Osprey chicks born to Northumberland-fledged fathers for first time in 200 years

For the first time in at least 200 years chicks have been born to osprey fathers who themselves fledged in Northumberland.

Monday, 19th July 2021, 4:52 pm

The 'multi-generational' milestone comes 12 years after the iconic bird - extinct in England during the 20th century – first bred again in Kielder Water and Forest Park.

Experts visited a remote site on Monday to ring one of these chicks, named Elsin, after a nearby fell.

Forestry England climbers gently lowered the docile youngster to the ground from its nest where it was fitted with a unique identifying ring on one leg, which it will wear all its life, and a colour tag on the other to indicate it’s an English osprey. He was also weighed before being returned to the nest, none the worst for the experience.

Forestry England ornithologist Martin Davison rings 38 day old osprey chick Elsin in Kielder Water and Forest Park. Elsin is one of the first to be born to a father who himself hatched in the 155,000 acre Northumbrian beauty spot since the once extinct creature returned in 2009.

Martin Davison, Forestry England ornithologist, said: “Three more chicks on a separate nest also have a Kielder born dad which signifies a big step forward.

"Kielder Water and Forest Park is now an osprey stronghold and a crucial staging post in what we hope is the natural re-colonisation of northern England.

"We have an amazing habitat for ospreys and have come a long way over the past decade.”

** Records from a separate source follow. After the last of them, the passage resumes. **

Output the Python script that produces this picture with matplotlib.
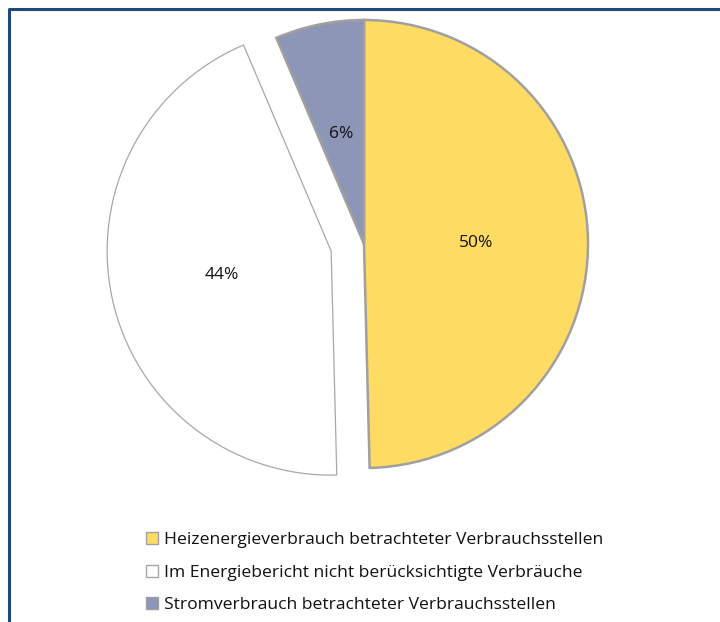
import matplotlib.pyplot as plt
from matplotlib.lines import Line2D

# Anteile am Gesamtverbrauch
labels = ['Heizenergieverbrauch betrachteter Verbrauchsstellen',
          'Im Energiebericht nicht berücksichtigte Verbräuche',
          'Stromverbrauch betrachteter Verbrauchsstellen']
shares = [49.6, 44.0, 6.4]
colors = ['#FEDC64', '#FFFFFF', '#8D96B6']
edges = ['#A0A0A0', '#A8A8A8', '#A0A0A0']
widths = [1.8, 0.9, 1.8]
explode = [0, 0.15, 0]

plt.rcParams['font.family'] = ['Open Sans', 'DejaVu Sans']

fig = plt.figure(figsize=(7.2, 6.22), dpi=100)

# Pie-Achse: Mittelpunkt (364, 244) px, Radius 224 px
cx, cy, r = 364, 244, 224
ax = fig.add_axes([(cx - r) / 720, (622 - cy - r) / 622, 2 * r / 720, 2 * r / 622])
wedges, texts, autotexts = ax.pie(shares, colors=colors, explode=explode, startangle=90,
                                  counterclock=False, autopct='%.0f%%', pctdistance=0.5,
                                  textprops={'fontsize': 12.5, 'color': '#111111'})
for w, ec, lw in zip(wedges, edges, widths):
    w.set_edgecolor(ec)
    w.set_linewidth(lw)
    w.set_clip_on(False)
ax.set_xlim(-1, 1)
ax.set_ylim(-1, 1)
ax.set_aspect('equal')

# Rahmen oben und links
fx = 8.5 / 720
fy = 1 - 9 / 622
fig.add_artist(Line2D([fx, fx, 1], [0, fy, fy], transform=fig.transFigure,
                      color='#1F497D', linewidth=2.2))

leg = fig.legend(wedges, labels, loc='upper left', bbox_to_anchor=(139 / 720, 1 - 525 / 622),
                 frameon=False, fontsize=12.6, handlelength=0.7, handleheight=0.7,
                 handletextpad=0.3, labelspacing=0.93, borderaxespad=0, labelcolor='#111111')
for h in leg.legend_handles:
    h.set_linewidth(1.0)

fig.savefig('out.png', dpi=100)
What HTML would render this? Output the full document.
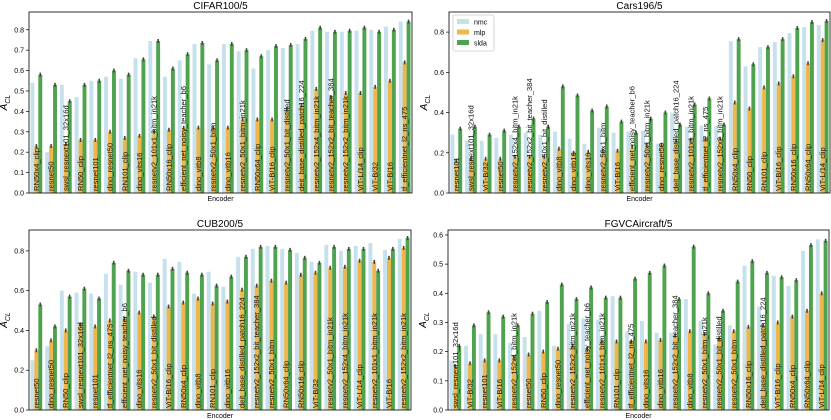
<!DOCTYPE html>
<html><head><meta charset="utf-8">
<style>
html,body{margin:0;padding:0;background:#fff;}
svg{display:block;font-family:"Liberation Sans","DejaVu Sans",sans-serif;}
</style></head>
<body>
<svg id="chart" width="831" height="420" viewBox="0 0 831 420" xmlns="http://www.w3.org/2000/svg"></svg>
<script>
const cifarCats=["RN50x4_clip","resnet50","swsl_resnext101_32x16d","RN50_clip","resnet101","dino_resnet50","RN101_clip","dino_vits16","resnetv2_101x1_bitm_in21k","RN50x16_clip","efficient_net_noisy_teacher_b6","dino_vitb8","resnetv2_50x1_bitm","dino_vitb16","resnetv2_50x1_bitm_in21k","RN50x64_clip","ViT-B/16_clip","resnetv2_50x1_bit_distilled","deit_base_distilled_patch16_224","resnetv2_152x4_bitm_in21k","resnetv2_152x2_bit_teacher_384","resnetv2_152x2_bitm_in21k","ViT-L/14_clip","ViT-B/32","ViT-B/16","tf_efficientnet_l2_ns_475"];
const cifarNmc=[0.54,0.20,0.53,0.47,0.55,0.57,0.56,0.66,0.745,0.57,0.65,0.73,0.63,0.73,0.695,0.61,0.70,0.71,0.73,0.795,0.79,0.79,0.795,0.80,0.815,0.84];
const cifarMlp=[0.23,0.23,0.24,0.26,0.26,0.30,0.27,0.28,0.30,0.31,0.32,0.32,0.32,0.32,0.36,0.36,0.36,0.41,0.43,0.51,0.47,0.49,0.49,0.52,0.55,0.64];
const cifarSlda=[0.58,0.53,0.45,0.53,0.55,0.60,0.58,0.655,0.745,0.61,0.68,0.735,0.65,0.73,0.70,0.67,0.72,0.725,0.755,0.81,0.79,0.795,0.81,0.79,0.80,0.84];
const cifarTicks=[0,0.1,0.2,0.3,0.4,0.5,0.6,0.7,0.8];

const carsCats=["resnet101","swsl_resnext101_32x16d","ViT-B/32","resnet50","resnetv2_152x4_bitm_in21k","resnetv2_152x2_bit_teacher_384","resnetv2_50x1_bit_distilled","dino_vitb8","dino_vitb16","dino_vits16","resnetv2_50x1_bitm","ViT-B/16","efficient_net_noisy_teacher_b6","resnetv2_50x1_bitm_in21k","dino_resnet50","deit_base_distilled_patch16_224","resnetv2_101x1_bitm_in21k","tf_efficientnet_l2_ns_475","resnetv2_152x2_bitm_in21k","RN50x4_clip","RN50_clip","RN101_clip","ViT-B/16_clip","RN50x16_clip","RN50x64_clip","ViT-L/14_clip"];
const carsNmc=[0.29,0.26,0.26,0.275,0.29,0.30,0.29,0.305,0.27,0.245,0.325,0.30,0.305,0.31,0.245,0.40,0.33,0.335,0.335,0.755,0.63,0.725,0.75,0.795,0.825,0.835];
const carsMlp=[0.16,0.17,0.17,0.17,0.18,0.18,0.18,0.22,0.20,0.205,0.21,0.21,0.23,0.24,0.24,0.26,0.265,0.27,0.27,0.45,0.42,0.525,0.545,0.58,0.645,0.76];
const carsSlda=[0.32,0.33,0.29,0.31,0.33,0.37,0.33,0.53,0.485,0.41,0.43,0.355,0.30,0.37,0.40,0.34,0.44,0.47,0.34,0.765,0.64,0.725,0.765,0.82,0.85,0.855];
const carsTicks=[0,0.2,0.4,0.6,0.8];

const cubCats=["resnet50","dino_resnet50","RN50_clip","swsl_resnext101_32x16d","resnet101","tf_efficientnet_l2_ns_475","efficient_net_noisy_teacher_b6","dino_vits16","resnetv2_50x1_bit_distilled","ViT-B/16_clip","RN50x4_clip","dino_vitb8","RN101_clip","dino_vitb16","deit_base_distilled_patch16_224","resnetv2_152x2_bit_teacher_384","resnetv2_50x1_bitm","RN50x64_clip","RN50x16_clip","ViT-B/32","resnetv2_50x1_bitm_in21k","resnetv2_152x4_bitm_in21k","ViT-L/14_clip","resnetv2_101x1_bitm_in21k","ViT-B/16","resnetv2_152x2_bitm_in21k"];
const cubNmc=[0.25,0.32,0.60,0.59,0.585,0.685,0.63,0.695,0.64,0.76,0.745,0.585,0.695,0.62,0.77,0.81,0.825,0.81,0.79,0.745,0.83,0.80,0.825,0.84,0.805,0.86];
const cubMlp=[0.30,0.35,0.40,0.43,0.42,0.45,0.46,0.49,0.47,0.52,0.54,0.56,0.535,0.545,0.605,0.625,0.65,0.64,0.68,0.69,0.715,0.72,0.75,0.745,0.765,0.815];
const cubSlda=[0.53,0.42,0.57,0.61,0.56,0.74,0.70,0.68,0.68,0.71,0.69,0.68,0.625,0.67,0.77,0.82,0.82,0.805,0.765,0.74,0.82,0.81,0.81,0.70,0.81,0.865];
const cubTicks=[0,0.2,0.4,0.6,0.8];

const fgvcCats=["swsl_resnext101_32x16d","ViT-B/32","resnet101","ViT-B/16","resnetv2_152x4_bitm_in21k","resnet50","RN50_clip","dino_resnet50","resnetv2_152x2_bitm_in21k","efficient_net_noisy_teacher_b6","resnetv2_101x1_bitm_in21k","RN101_clip","tf_efficientnet_l2_ns_475","dino_vits16","dino_vitb16","resnetv2_152x2_bit_teacher_384","dino_vitb8","resnetv2_50x1_bitm_in21k","resnetv2_50x1_bit_distilled","resnetv2_50x1_bitm","RN50x16_clip","deit_base_distilled_patch16_224","ViT-B/16_clip","RN50x4_clip","RN50x64_clip","ViT-L/14_clip"];
const fgvcNmc=[0.17,0.22,0.26,0.26,0.23,0.25,0.34,0.22,0.295,0.315,0.31,0.39,0.27,0.305,0.265,0.265,0.38,0.305,0.225,0.29,0.495,0.355,0.46,0.425,0.545,0.585];
const fgvcMlp=[0.15,0.16,0.17,0.17,0.18,0.19,0.20,0.21,0.22,0.21,0.235,0.235,0.235,0.235,0.24,0.255,0.27,0.26,0.245,0.27,0.285,0.29,0.30,0.32,0.34,0.40];
const fgvcSlda=[0.22,0.29,0.335,0.32,0.29,0.33,0.37,0.43,0.38,0.42,0.385,0.385,0.45,0.47,0.495,0.38,0.56,0.40,0.34,0.44,0.51,0.47,0.455,0.445,0.565,0.58];
const fgvcTicks=[0,0.1,0.2,0.3,0.4,0.5,0.6];

const NS="http://www.w3.org/2000/svg";
const svg=document.getElementById('chart');
function mk(tag,attrs,parent){const e=document.createElementNS(NS,tag);for(const k in attrs)e.setAttribute(k,attrs[k]);(parent||svg).appendChild(e);return e;}
const COL={nmc:"#c6e1ec",mlp:"#f0b64c",slda:"#4fa34f"};

function panel(key,title,cats,nmc,mlp,slda,ticks,L,R,T,B,ymax,legend){
  const g=mk('g',{});
  
  
  const y=v=>B-(v/ymax)*(B-T);
  const gw=(R-L)/cats.length;
  const x=i=>L+i*gw;
  const bw=gw*0.8/3;
  const series=[["nmc",nmc],["mlp",mlp],["slda",slda]];
  cats.forEach((c,i)=>{
    series.forEach(([s,arr],j)=>{
      const v=arr[i];
      const bx=x(i)+gw*0.1+j*bw;
      const r=mk('rect',{x:bx,y:y(v),width:bw,height:B-y(v),fill:COL[s]},g);
      
      
      if(s!=="nmc"){
        const e=mk('line',{x1:bx+bw/2,x2:bx+bw/2,y1:y(v)-2,y2:y(v)+2,stroke:"#444","stroke-width":1.6},g);
        
        
      }
    });
    const tx=x(i)+gw*0.5+2.5, ty=B-2;
    const t=mk('text',{x:tx,y:ty,transform:`rotate(-90 ${tx} ${ty})`,"font-size":"7.6",fill:"#111"},g);
    t.textContent=c;
    
    
  });
  ticks.forEach(tv=>{
    mk('line',{x1:L-3,x2:L,y1:y(tv),y2:y(tv),stroke:"#000","stroke-width":0.7},g);
    const t=mk('text',{x:L-5,y:y(tv)+2.5,"font-size":"7","text-anchor":"end",fill:"#000"},g);
    t.textContent=tv.toFixed(1);
    
    
  });
  const fr=mk('rect',{x:L,y:T,width:R-L,height:B-T,fill:"none",stroke:"#000","stroke-width":0.8},g);
  
  
  const tt=mk('text',{x:(L+R)/2,y:T-3,"font-size":"10","text-anchor":"middle",fill:"#000"},g);
  tt.textContent=title;
  
  
  const xl=mk('text',{x:(L+R)/2,y:B+8,"font-size":"7","text-anchor":"middle",fill:"#000"},g);
  xl.textContent="Encoder";
  
  
  const yx=L-22, yy=(T+B)/2;
  const yl=mk('text',{x:yx,y:yy,transform:`rotate(-90 ${yx} ${yy})`,"font-size":"10","text-anchor":"middle",fill:"#000"},g);
  yl.innerHTML='<tspan font-style="italic">A</tspan><tspan font-size="7" font-style="italic" dy="3">CL</tspan>';
  
  
  if(legend){
    const lg=mk('g',{},g);
    
    
    mk('rect',{x:L+4,y:T+3,width:41,height:36,fill:"#fff",stroke:"#ccc","stroke-width":0.8,rx:2},lg);
    series.forEach(([s],j)=>{
      const ey=T+10+j*10.5;
      const sw=mk('rect',{x:L+8,y:ey-3,width:12,height:5,fill:COL[s]},lg);
      
      
      const lt=mk('text',{x:L+25,y:ey+2.3,"font-size":"7",fill:"#000"},lg);
      lt.textContent=s;
      
      
    });
  }
}
panel('cifar',"CIFAR100/5",cifarCats,cifarNmc,cifarMlp,cifarSlda,cifarTicks,29,412,12,193,0.887,false);
panel('cars',"Cars196/5",carsCats,carsNmc,carsMlp,carsSlda,carsTicks,449,830,12,193,0.90,true);
panel('cub',"CUB200/5",cubCats,cubNmc,cubMlp,cubSlda,cubTicks,29,411,230,410,0.905,false);
panel('fgvc',"FGVCAircraft/5",fgvcCats,fgvcNmc,fgvcMlp,fgvcSlda,fgvcTicks,448,829,230,410,0.617,false);
</script>
</body></html>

The Kielder Osprey partnership has also revealed that a record number of ospreys are likely to fledge, with at least 16 healthy youngsters on seven nests.

High definition cameras are monitoring most of these sites, giving conservationists and the public (via a live feed at Kielder Castle) a unique insight into osprey lives.

Volunteer Joanna Dailey, who has followed their fortunes at Kielder for over a decade, added: “Elsin’s dad was born in 2014 and was not only ringed, but also fitted with a satellite tag.

"It took him until April the following year to reach Senegal, where he stayed for a couple of years. Driven by a homing instinct, he first came back to Kielder in 2016 after an epic journey when he was thrown thousands of miles off course by a sandstorm.

"Last year he tried to breed, but the eggs failed. He then got jilted by his partner, but happily found another female this year and together they have produced Elsin. Ospreys are iconic and incredible birds and being able to follow at least part of their adventures is a real privilege.”